Despite several indictments of state officials, no government minister or senior party official has been imprisoned for corruption, whilst the government is now putting measures in place to arrest and jail the country’s journalists who dare to speak out.
But today’s announcement by the World Bank, that it has signed an agreement with the government of president Koroma to fund an energy ‘resuscitation’ programme, must be regarded as a ray of light at the end of a very dark tunnel.
The World Bank will provide matched funding of $16 million towards the project, which is being co-financed by the British government, through its Department for International Development (DFID).
The money will go directly to the government of Sierra Leone in support of its Infrastructure Development Programme, though there are widespread fears this money could disappear in a black hole through corruption.
So how will this money be spent?
According to the World Bank, $13.3 million will be spent on the rehabilitation of primary distribution network, loss reduction and improvement of the National Power Authority’s operational and commercial performance; £1.4 million and $1.2 million will be spent on rural electrification and project implementation respectively.
The World Bank says that electricity access and consumption in Sierra Leone are among the lowest in Africa, and that as a driver of economic growth, improving access to electricity is essential to Sierra Leone’s Poverty Reduction Strategy.
According to the Bank, Sierra Leone’s limited and ageing power infrastructure for the generation, transmission and distribution of electricity, is a major constraint to expanding electricity access in the country, which it says remains below 10 percent. (Photo: Finance minister Marah).
This is the same rate of access to electricity that prevailed in Sierra Leone in the 1980s, under the APC government.

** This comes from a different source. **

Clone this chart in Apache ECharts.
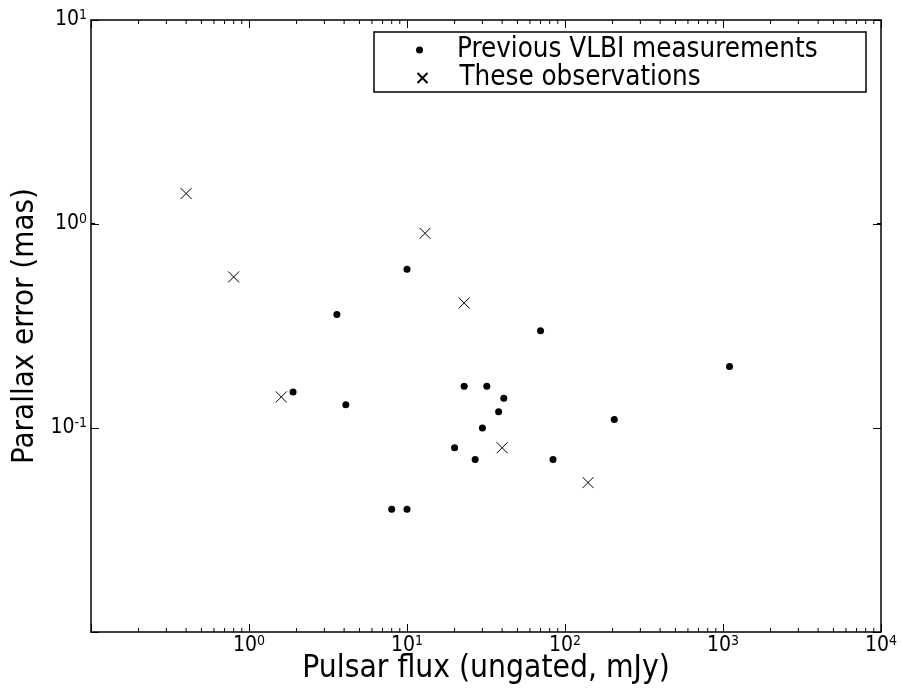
<!DOCTYPE html>
<html><head><meta charset="utf-8">
<script src="https://cdn.jsdelivr.net/npm/echarts@6/dist/echarts.min.js"></script>
<style>html,body{margin:0;padding:0;background:#fff}#c{width:903px;height:691px}</style>
</head><body><div id="c"></div>
<script>
const FONT = "'DejaVu Sans Condensed', 'DejaVu Sans', sans-serif";

// Previous VLBI measurements (dots)
const prevFlux = [10, 3.6, 70, 1100, 1.9, 4.1, 23, 32, 41, 38, 205, 30, 20, 27, 84, 8.0, 10];
const prevErr  = [0.60, 0.36, 0.30, 0.20, 0.15, 0.13, 0.16, 0.16, 0.14, 0.12, 0.11, 0.10, 0.08, 0.07, 0.07, 0.04, 0.04];
// These observations (crosses)
const obsFlux = [0.40, 0.80, 13, 23, 1.6, 40, 140];
const obsErr  = [1.41, 0.55, 0.90, 0.41, 0.142, 0.08, 0.054];

const seriesNames = ['Previous VLBI measurements', 'These observations'];
const xTitle = 'Pulsar flux (ungated, mJy)';
const yTitle = 'Parallax error (mas)';
const xRange = [0.1, 10000];
const yRange = [0.01, 10];
const xHiddenExp = [-1];
const yHiddenExp = [-2];

// minor tick positions (2..9 x 10^k) for the log axes
function minorTicks(lo, hi) {
  const out = [];
  for (let k = Math.round(Math.log10(lo)); k < Math.round(Math.log10(hi)); k++) {
    for (let d = 2; d <= 9; d++) out.push(d * Math.pow(10, k));
  }
  return out;
}
const xMinor = minorTicks(xRange[0], xRange[1]);
const yMinor = minorTicks(yRange[0], yRange[1]);

function expLabel(hidden) {
  return function (v) {
    const e = Math.round(Math.log10(v));
    if (hidden.indexOf(e) >= 0) return '';
    return '{b|10}{s|' + e + '}';
  };
}
const labelRich = {
  b: { fontFamily: FONT, fontSize: 21, color: '#000', lineHeight: 24 },
  s: { fontFamily: FONT, fontSize: 14, color: '#000', verticalAlign: 'top', lineHeight: 24, padding: [0, 0, 6, 0] }
};

const axisLineStyle = { show: true, lineStyle: { color: '#000', width: 1.5 } };
const majorTick = { show: true, inside: true, length: 8, lineStyle: { color: '#000', width: 1 } };

function minorRender(isX) {
  return function (params, api) {
    const cs = params.coordSys;
    const v = api.value(0);
    const L = 4;
    const st = { stroke: '#000', lineWidth: 1 };
    if (isX) {
      const p = api.coord([v, 1])[0];
      return { type: 'group', children: [
        { type: 'line', shape: { x1: p, y1: cs.y + cs.height, x2: p, y2: cs.y + cs.height - L }, style: st },
        { type: 'line', shape: { x1: p, y1: cs.y, x2: p, y2: cs.y + L }, style: st }
      ]};
    } else {
      const p = api.coord([1, v])[1];
      return { type: 'group', children: [
        { type: 'line', shape: { x1: cs.x, y1: p, x2: cs.x + L, y2: p }, style: st },
        { type: 'line', shape: { x1: cs.x + cs.width, y1: p, x2: cs.x + cs.width - L, y2: p }, style: st }
      ]};
    }
  };
}

const chart = echarts.init(document.getElementById('c'), null, { renderer: 'canvas' });
chart.setOption({
  backgroundColor: '#fff',
  animation: false,
  textStyle: { fontFamily: FONT },
  grid: { left: 91, right: 22, top: 20, bottom: 59, containLabel: false, outerBoundsMode: 'none' },
  xAxis: [{
    type: 'log', logBase: 10, min: xRange[0], max: xRange[1], splitNumber: 5,
    name: xTitle, nameLocation: 'middle', nameGap: 21, nameMoveOverlap: false,
    nameTextStyle: { fontFamily: FONT, fontSize: 31.5, color: '#000' },
    axisLine: axisLineStyle, axisTick: majorTick, splitLine: { show: false },
    axisLabel: { formatter: expLabel(xHiddenExp), rich: labelRich, margin: 2, showMinLabel: true, showMaxLabel: true }
  }, {
    type: 'log', logBase: 10, min: xRange[0], max: xRange[1], splitNumber: 5, position: 'top',
    axisLine: axisLineStyle, axisTick: majorTick, splitLine: { show: false }, axisLabel: { show: false }
  }],
  yAxis: [{
    type: 'log', logBase: 10, min: yRange[0], max: yRange[1], splitNumber: 3,
    name: yTitle, nameLocation: 'middle', nameGap: 51, nameMoveOverlap: false,
    nameTextStyle: { fontFamily: FONT, fontSize: 31, color: '#000' },
    axisLine: axisLineStyle, axisTick: majorTick, splitLine: { show: false },
    axisLabel: { formatter: expLabel(yHiddenExp), rich: labelRich, margin: 4, showMinLabel: true, showMaxLabel: true }
  }, {
    type: 'log', logBase: 10, min: yRange[0], max: yRange[1], splitNumber: 3, position: 'right',
    axisLine: axisLineStyle, axisTick: majorTick, splitLine: { show: false }, axisLabel: { show: false }
  }],
  legend: [{
    data: [seriesNames[0]], orient: 'vertical', left: 416, top: 36, padding: 0,
    itemWidth: 7, itemHeight: 7, selectedMode: false,
    textStyle: { fontFamily: FONT, fontSize: 27.5, color: '#000', padding: [0, 0, 0, 29] }
  }, {
    data: [seriesNames[1]], orient: 'vertical', left: 415, top: 64, padding: 0,
    itemWidth: 10, itemHeight: 10, selectedMode: false,
    textStyle: { fontFamily: FONT, fontSize: 27.5, color: '#000', padding: [0, 0, 0, 27] }
  }],
  graphic: [{
    type: 'rect', z: 3, silent: true,
    shape: { x: 374, y: 32, width: 492, height: 60 },
    style: { fill: '#fff', stroke: '#000', lineWidth: 1.5 }
  }],
  series: [{
    name: seriesNames[0], type: 'scatter', symbol: 'circle', symbolSize: 7,
    itemStyle: { color: '#000', opacity: 1 },
    data: prevFlux.map((x, i) => [x, prevErr[i]]), z: 5
  }, {
    name: seriesNames[1], type: 'scatter', symbol: 'path://M0,0L10,10M10,0L0,10', symbolSize: 11,
    itemStyle: { color: 'none', borderColor: '#000', borderWidth: 1, opacity: 1 },
    data: obsFlux.map((x, i) => [x, obsErr[i]]), z: 5
  }, {
    type: 'custom', silent: true, renderItem: minorRender(true),
    data: xMinor.map(v => [v, 1]), encode: { x: 0, y: 1 }, z: 4
  }, {
    type: 'custom', silent: true, renderItem: minorRender(false),
    data: yMinor.map(v => [1, v]), encode: { x: 0, y: 1 }, z: 4
  }]
});
</script></body></html>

The World Bank agrees that “sparse coverage and unreliable electricity service, particularly exacerbates poverty conditions. Public electricity services are limited to selected areas.”
The World Bank says that it approved the ‘Energy Access Project’ on January 31, 2013, in order to help ameliorate these problems and alleviate the suffering of the people of Sierra Leone.
“Overcoming the monumental challenges of improving access and quality of power supply is of critical importance for enhancing economic transformation in Sierra Leone”, said Francis Ato-Brown – World Bank Country Manager.
Mr. Brown explained that; “This $16 million project is aimed firstly at reducing losses in electricity supply in Freetown, by investing in the rehabilitation of critical components of NPA’s network, which is the most urgent step to enable expanded and more reliable electricity supply.
“Secondly, the project will improve the commercial performance of the National Power Authority (NPA), through the supply and installation of a Business Information System and metering equipment at NPA, which will help raise collection rates and overall commercial performance of the utility.
“And thirdly, the project will contribute to improving access to electricity in rural areas, through a pilot program for installing PV systems in schools and hospitals in one village in each of the 14 administrative districts in the country.”
The World Bank says that the Energy Access Project is consistent with and provides the complementary strategic capacity building and investment resources, which will help put Sierra Leone’s power sector on a more sustainable footing.
“It is complementary to the recently approved Sierra Leone Infrastructure Development Fund (SLIDF), not only because of its targeted investments in both primary and secondary networks and protection systems, but also because of the emphasis on upgrading NPA’s managerial and implementation capacities, the Bank emphasised”, says the World Bank,
“We are delighted that the World Bank has continued to broaden and deepen its role in the development of our country and today’s signing agreement is turning point in the energy sector as we prepare to launch the agenda for prosperity”, says the country’s minister of finance and economic development – Dr. Kaifala Marah.